À l’intérieur des pentagones, la distribution des appartements s’articule tout autour d’un «tronc» central, un hall au bénéfice d’un puits de lumière et entrecoupé d’escaliers en béton dressant des diagonales. On se dit qu’on est là encore dans la métaphore dendrologique. «Cette distribution a l’avantage de faire exister cinq appartements par étage, précise l’architecte. Cela permet de densifier conformément aux exigences de départ, tout en limitant fortement la sensation de densité.» Même si le coefficient de densification était franchement limité (coefficient 1), cet effet de légèreté étonne. Il vient aussi du fait que la forme pentagonale des bâtiments, de même que la disposition en quinconce des loggias, permettent à chacun des 96 logements de bénéficier de dégagement.


Nous sommes ici dans des logements pour une part à loyers contrôlés (LGZD), pour une autre des subventionnés (HM). Cela met le 4 pièces entre 1400 et 1700 francs pour la première catégorie, et entre 1200 et 1600 pour la deuxième. «Nous avons travaillé avec des matériaux simples, économiques, mais embellis», précise l’architecte.
Revisiter la Cité-Jardin
Allons visiter un 5 pièces au 4e étage. Un vitrage jusqu’au plancher donne l’impression de vivre avec l’extérieur, tandis que la loggia, véritable pièce supplémentaire, accentue ce sentiment de communion avec la nature. Les ouvertures visuelles sur le parc de 10’000 m2, bordé de chênes centenaires, génèrent un sentiment d’espace. Le côté ludique rendu par les asymétries de la construction se retrouve aussi à l’intérieur des appartements: toutes les pièces communiquent par une coursive extérieure, tandis que des cloisons coulissantes permettent de modifier l’agencement de certaines pièces.

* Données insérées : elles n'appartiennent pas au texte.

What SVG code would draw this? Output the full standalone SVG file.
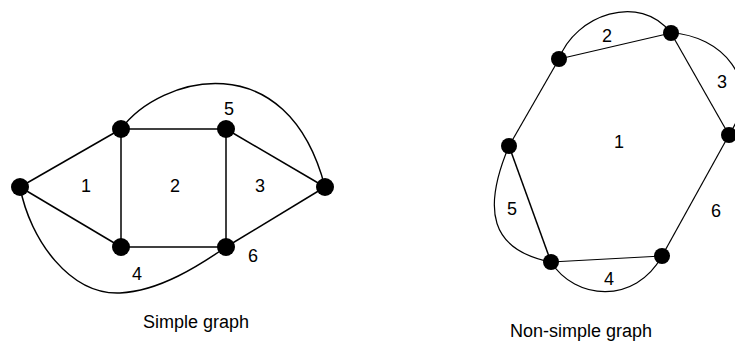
<svg xmlns="http://www.w3.org/2000/svg" width="735" height="344" viewBox="0 0 735 344">
<style>
.e{fill:none;stroke:#000;stroke-width:1.5}
.t{fill:none;stroke:#000;stroke-width:1.2}
.n{fill:#000}
text{font-family:"Liberation Sans",Arial,sans-serif;font-size:18px;fill:#000;text-anchor:middle}
</style>
<rect width="735" height="344" fill="#fff"/>
<g id="connectors">
<line class="e" x1="20" y1="187" x2="121" y2="129"/>
<line class="e" x1="20" y1="187" x2="121" y2="247"/>
<line class="e" x1="121" y1="129" x2="226" y2="129"/>
<line class="e" x1="121" y1="129" x2="121" y2="247"/>
<line class="e" x1="121" y1="247" x2="226" y2="247"/>
<line class="e" x1="226" y1="129" x2="226" y2="247"/>
<line class="e" x1="226" y1="129" x2="325" y2="187"/>
<line class="e" x1="226" y1="247" x2="325" y2="187"/>
<path class="e" d="M121,129 C160,76 287,42 325,187"/>
<path class="e" d="M20,187 C30,240 70,295 120,293 C160,291 200,265 226,247"/>
<line class="t" x1="559" y1="59" x2="671" y2="33"/>
<line class="t" x1="671" y1="33" x2="729" y2="135"/>
<line class="t" x1="729" y1="135" x2="662" y2="256"/>
<line class="t" x1="662" y1="256" x2="551" y2="262"/>
<line class="e" x1="551" y1="262" x2="509" y2="146"/>
<line class="t" x1="509" y1="146" x2="559" y2="59"/>
<path class="t" d="M559,59 C575,15 640,-8 671,33"/>
<path class="t" d="M671,33 C720,35 765,80 729,135"/>
<path class="t" d="M509,146 C482,210 490,250 551,262"/>
<path class="t" d="M551,262 C575,300 635,305 662,256"/>
</g>
<g id="simple-nodes">
<circle id="s1" class="n" cx="20" cy="187" r="9"/>
<circle id="s2" class="n" cx="121" cy="129" r="9"/>
<circle id="s3" class="n" cx="226" cy="129" r="9"/>
<circle id="s4" class="n" cx="121" cy="247" r="9"/>
<circle id="s5" class="n" cx="226" cy="247" r="9"/>
<circle id="s6" class="n" cx="325" cy="187" r="9"/>
</g>
<g id="nonsimple-nodes">
<circle id="n1" class="n" cx="559" cy="59" r="8"/>
<circle id="n2" class="n" cx="671" cy="33" r="8"/>
<circle id="n3" class="n" cx="729" cy="135" r="8"/>
<circle id="n4" class="n" cx="662" cy="256" r="8"/>
<circle id="n5" class="n" cx="551" cy="262" r="8"/>
<circle id="n6" class="n" cx="509" cy="146" r="8"/>
</g>
<g id="labels">
<text x="86" y="192">1</text>
<text x="175" y="192">2</text>
<text x="260" y="192">3</text>
<text x="137" y="280">4</text>
<text x="229" y="115">5</text>
<text x="253" y="262">6</text>
<text x="619" y="148">1</text>
<text x="607" y="42">2</text>
<text x="722" y="88">3</text>
<text x="609" y="285">4</text>
<text x="512" y="215">5</text>
<text x="716" y="217">6</text>
<text x="196" y="328">Simple graph</text>
<text x="581" y="337">Non-simple graph</text>
</g>
</svg>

Rolf Seiler définit volontiers les Jardins de la Gradelle comme une réinterprétation contemporaine de la Cité-Jardin, où il s’agit d’intégrer dans le projet architectural des espaces communautaires. «Ces pavillons compacts ont l’avantage d’un impact au sol réduit, permettant de gagner des espaces à l’extérieur pour privilégier le vivre ensemble des habitants», dit-il. Et c’est vrai que les lieux se prêtent à la sociabilité. Entre les trois immeubles est recréée une sorte de place du village. «Nous y organisons des apéros entre voisins chaque semaine, raconte le locataire du 4e. Et certains habitants songent à un projet de jardin potager.»
Les rez sont occupés par un local à vélo, tandis qu’un espace récréatif commun permet d’organiser des fêtes. Dessiné par les paysagistes Studio Vulkan, le grand parc – autrefois des terrains de tennis – fait aussi figure de terre d’aventures pour les enfants. Des jeux en bois et des vieux troncs d’arbres volontairement laissés là après la construction participent jusque dans les détails à la dimension organique de l’ensemble.

Dans l’esprit, les «Jardins de la Gradelle» ne sont pas loin de faire penser à une coopérative d’habitation. Et pourtant, tout est parti d’un terrain privé, qui aurait pu être exploité pour obtenir la meilleure rentabilité possible. Or le projet s’est fait sur concours, sans plan localisé de quartier, sans nécessité de démarche participative, parce que d’emblée le souci de qualité était affiché, explique Rolf Seiler. «Il faut rendre hommage à la famille propriétaire qui voulait une réalisation durable, respectueuse des lieux, et non pas un objet visant uniquement du rendement à court terme, dit-il. C’est suffisamment rare pour être souligné. On n’a pas toujours cette chance, mais ce genre de projet est la preuve qu’avec certaines valeurs et en se donnant les moyens, on peut faire à Genève des logements à loyers contrôlés, tout en soignant la qualité.»
Cette opération est réalisée en partenariat avec le Département du territoire.